COMMENT = 'comment_text'
train[COMMENT].fillna("unknown", inplace=True)
test[COMMENT].fillna("unknown", inplace=True)

## TF-IDF data

In [None]:
with open('trn_term_doc.pkl', 'rb') as input:
    trn_term_doc = pickle.load(input)
    
with open('test_term_doc.pkl', 'rb') as input:
    test_term_doc = pickle.load(input)

## NE Recognition

In [None]:
from nltk import ne_chunk, pos_tag, word_tokenize
from nltk.tree import Tree

def get_continuous_chunks(text):
    chunked = ne_chunk(pos_tag(word_tokenize(text)))
    prev = None
    continuous_chunk = []
    current_chunk = []
    
    for i in chunked:
        if type(i) == Tree:
            current_chunk.append(" ".join([token for token, pos in i.leaves()]))
        elif current_chunk:
            named_entity = " ".join(current_chunk)
            if named_entity not in continuous_chunk:
                continuous_chunk.append(named_entity)
                current_chunk = []
        else:
            continue
    return continuous_chunk

my_sent = "WASHINGTON -- In the wake of a string of abuses by New York police officers in the 1990s, Loretta E. Lynch, the top federal prosecutor in Brooklyn, spoke forcefully about the pain of a broken trust that African-Americans felt and said the responsibility for repairing generations of miscommunication and mistrust fell to law enforcement."
get_continuous_chunks(my_sent)

## Language detection

In [None]:
from langdetect import detect, lang_detect_exception

detect("Ja sam Lovro")

## Combining it all

In [None]:
X_train = trn_term_doc.copy()
X_test = test_term_doc.copy()

selected_features = []
test_selected_features = []

for i, j in enumerate(label_cols):
    y = train[j].values
    selector = SelectKBest(chi2,k=500000)
    ts = selector.fit_transform(X_train,y)
    tested = selector.transform(X_test)
    selected_features.append(ts)
    test_selected_features.append(tested)

In [None]:
train_lang_detect = []
train_ne = []

i==0
for txt in train[COMMENT]:
    if i % 1000 == 0 : print(i)
    i += 1
    try:
        if detect(txt) != 'en':
            train_lang_detect.append(10)
        else:
            train_lang_detect.append(0)
    except:
        train_lang_detect.append(0)
        pass
    
    train_ne.append(len(get_continuous_chunks(txt)))
    
train_lang_detect = np.asarray(train_lang_detect)
train_ne = np.asarray(train_ne)

In [None]:
with open('extra_features_lang.pkl', 'wb') as output:
    pickle.dump(train_lang_detect, output, pickle.HIGHEST_PROTOCOL)

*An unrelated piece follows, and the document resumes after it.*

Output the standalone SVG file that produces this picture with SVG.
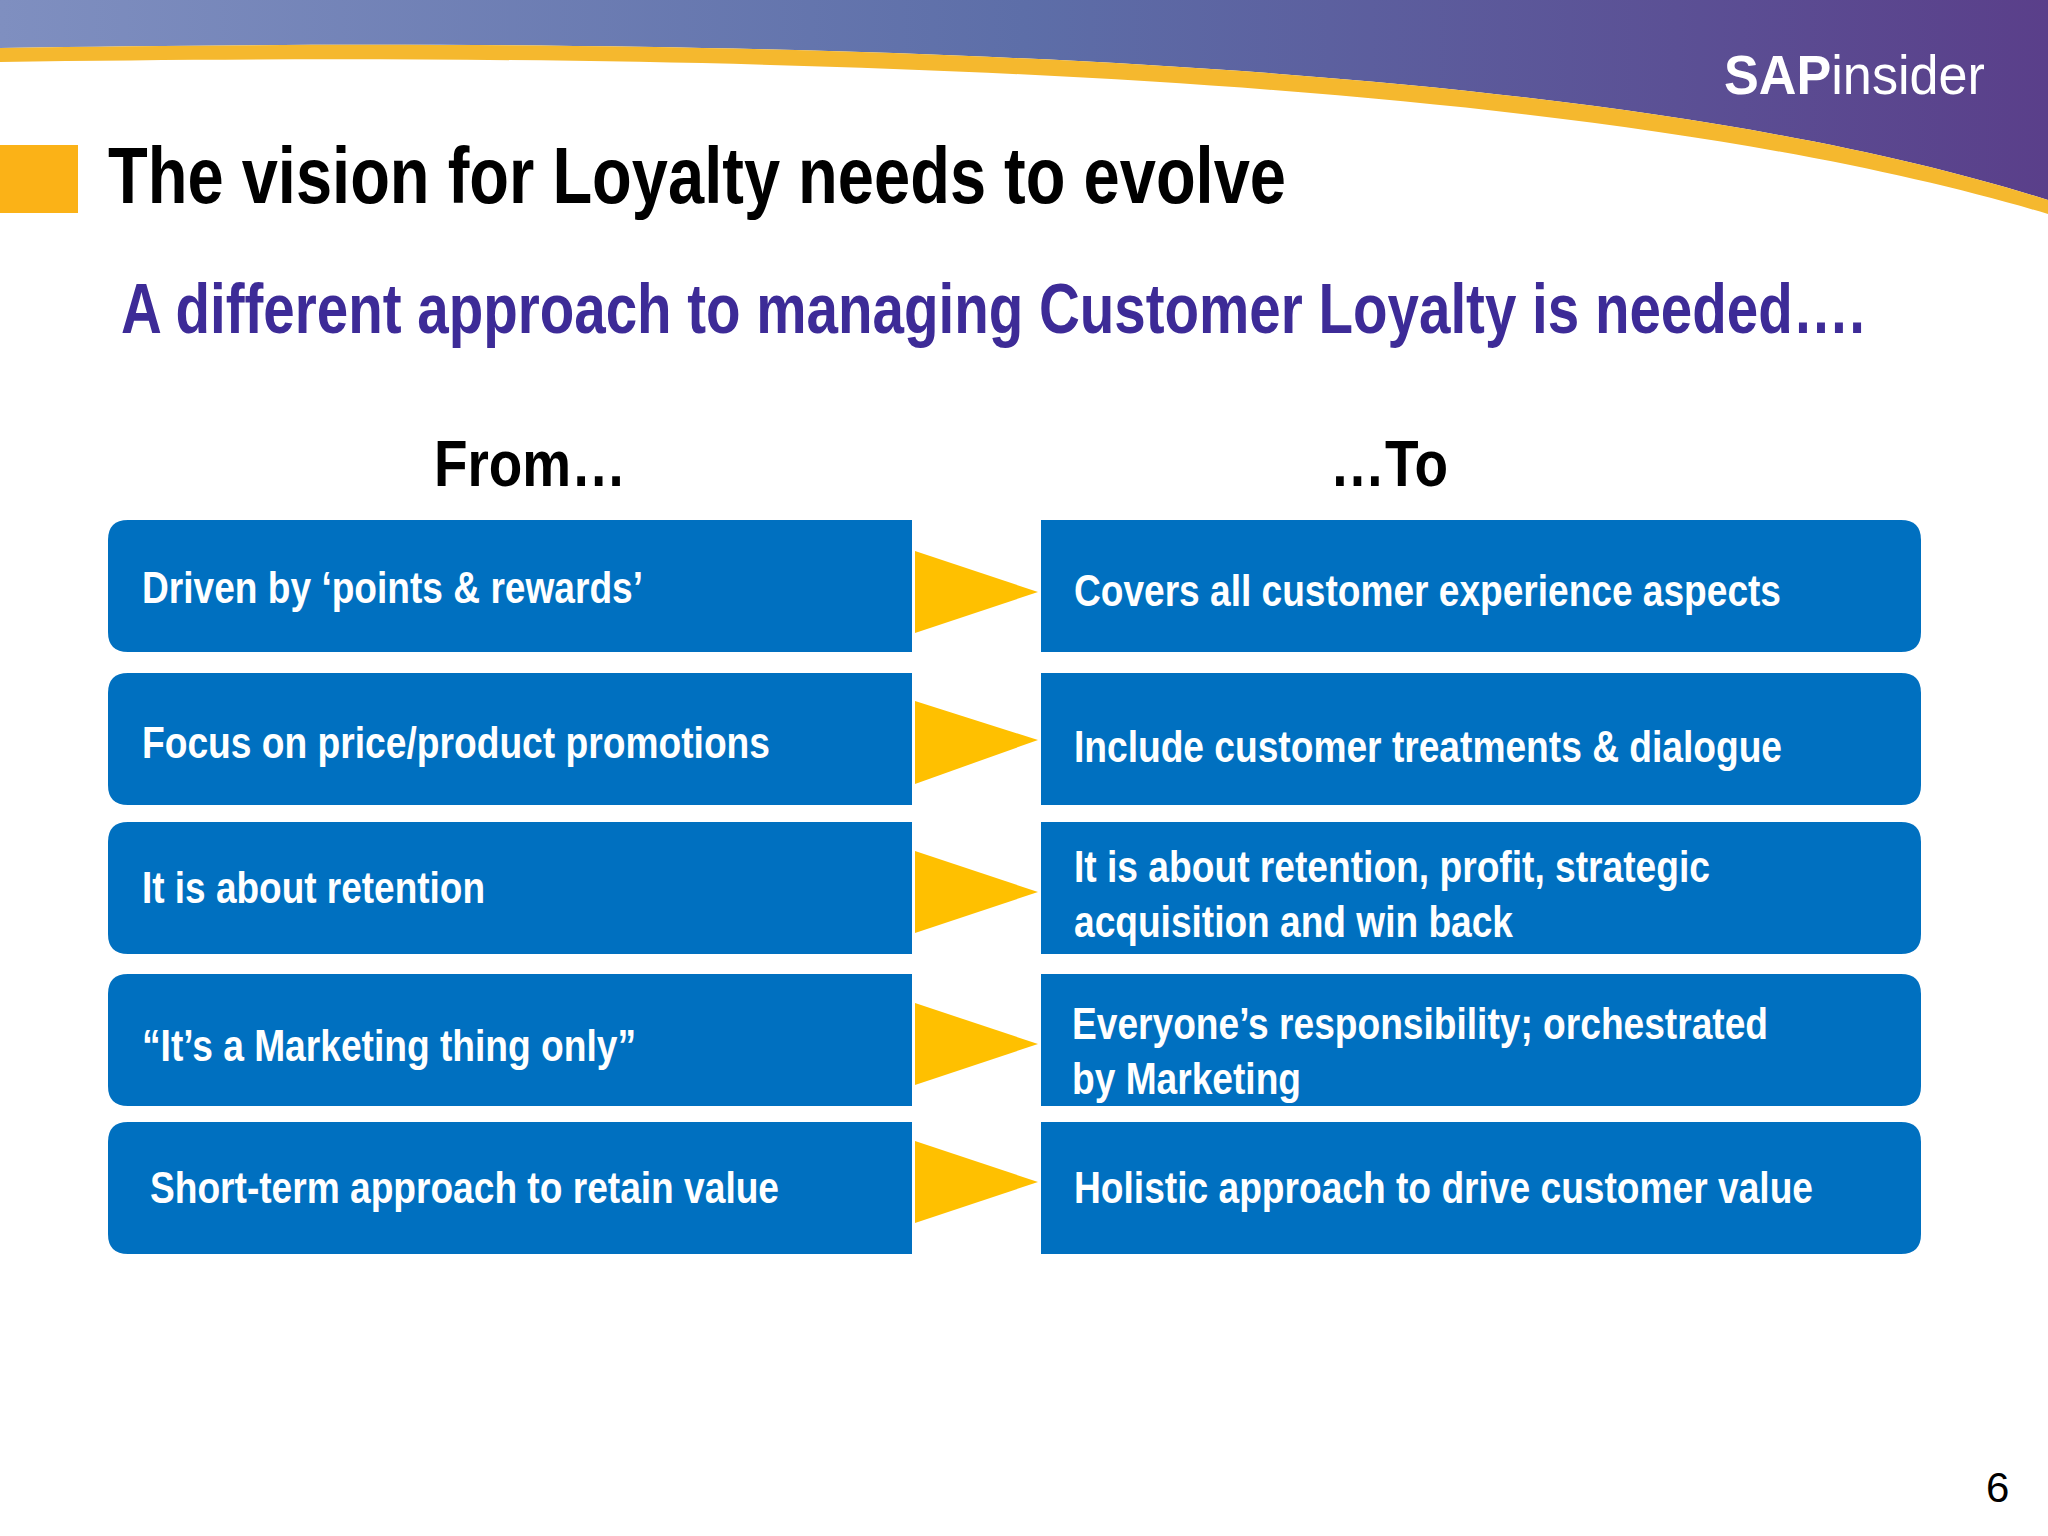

with open('extra_features_ne.pkl', 'wb') as output:
    pickle.dump(train_ne, output, pickle.HIGHEST_PROTOCOL)

In [None]:
with open('extra_features_lang.pkl', 'rb') as input:
    train_lang_detect = pickle.load(input)

with open('extra_features_ne.pkl', 'rb') as input:
    train_ne = pickle.load(input)

In [None]:
from scipy.sparse import hstack

lang_dec_T = np.array([train_lang_detect]).T
ne_T = np.array([train_ne]).T

for i in range(len(selected_features)):
    s = selected_features[i]
    s = hstack((s,ne_T))
    s = hstack((s,lang_dec_T))
    selected_features[i] = s

## Results

In [None]:
def nested_kfold_cv(clf, param_grid, X, y, k1=3, k2=3):
    
    acc, precision, recall, f1 = [],[],[],[]
    kfold = KFold(n_splits=k1, shuffle=True, random_state=42)
    
    # Outer loop
    for ind_train, ind_test in kfold.split(X):
        
        X_train, y_train, X_test, y_test = X[ind_train], y[ind_train], X[ind_test], y[ind_test]
        
        # Inner loop
        inn = GridSearchCV(clf, param_grid, cv=k2, n_jobs = -1).fit(X_train, y_train)
        
        # Prediction based on the best selected params, the ones that minimize average error
        h = inn.best_estimator_.fit(X_train, y_train).predict(X_test)
        
        acc.append(accuracy_score(y_test, h))
        precision.append(precision_score(y_test, h))
        recall.append(recall_score(y_test, h))
        f1.append(f1_score(y_test, h))
        
    return np.mean(acc), np.mean(precision), np.mean(recall), np.mean(f1)

### Evaluation LogReg

In [None]:
Cs = [2**i for i in range(-5,6)]
param = [{'C': Cs}]

avg_acc, avg_precision, avg_recall, avg_f1 = [],[],[],[]
for i, j in enumerate(label_cols):
    print('fit', j)
    acc, precision, recall, f1 = nested_kfold_cv(LogisticRegression(class_weight="balanced"),param, selected_features[i].tocsc(), train[j].values)
    avg_acc.append(acc)
    avg_precision.append(precision)
    avg_recall.append(recall)
    avg_f1.append(f1)

In [None]:
acc = np.mean(avg_acc)
precision =  np.mean(avg_precision)
recall = np.mean(avg_recall)
f1 = np.mean(avg_f1)

print(acc,precision,recall,f1)

### Evaluation SVM

In [None]:
Cs = [2**i for i in range(-5,6)]
param = [{'C': Cs}]

avg_acc, avg_precision, avg_recall, avg_f1 = [],[],[],[]
for i, j in enumerate(label_cols):
    print('fit', j)
    acc, precision, recall, f1 = nested_kfold_cv(LinearSVC(class_weight="balanced"),param, selected_features[i].tocsc(), train[j].values)
    avg_acc.append(acc)
    avg_precision.append(precision)
    avg_recall.append(recall)
    avg_f1.append(f1)

In [None]:
acc = np.mean(avg_acc)
precision =  np.mean(avg_precision)
recall = np.mean(avg_recall)
f1 = np.mean(avg_f1)

print(acc,precision,recall,f1)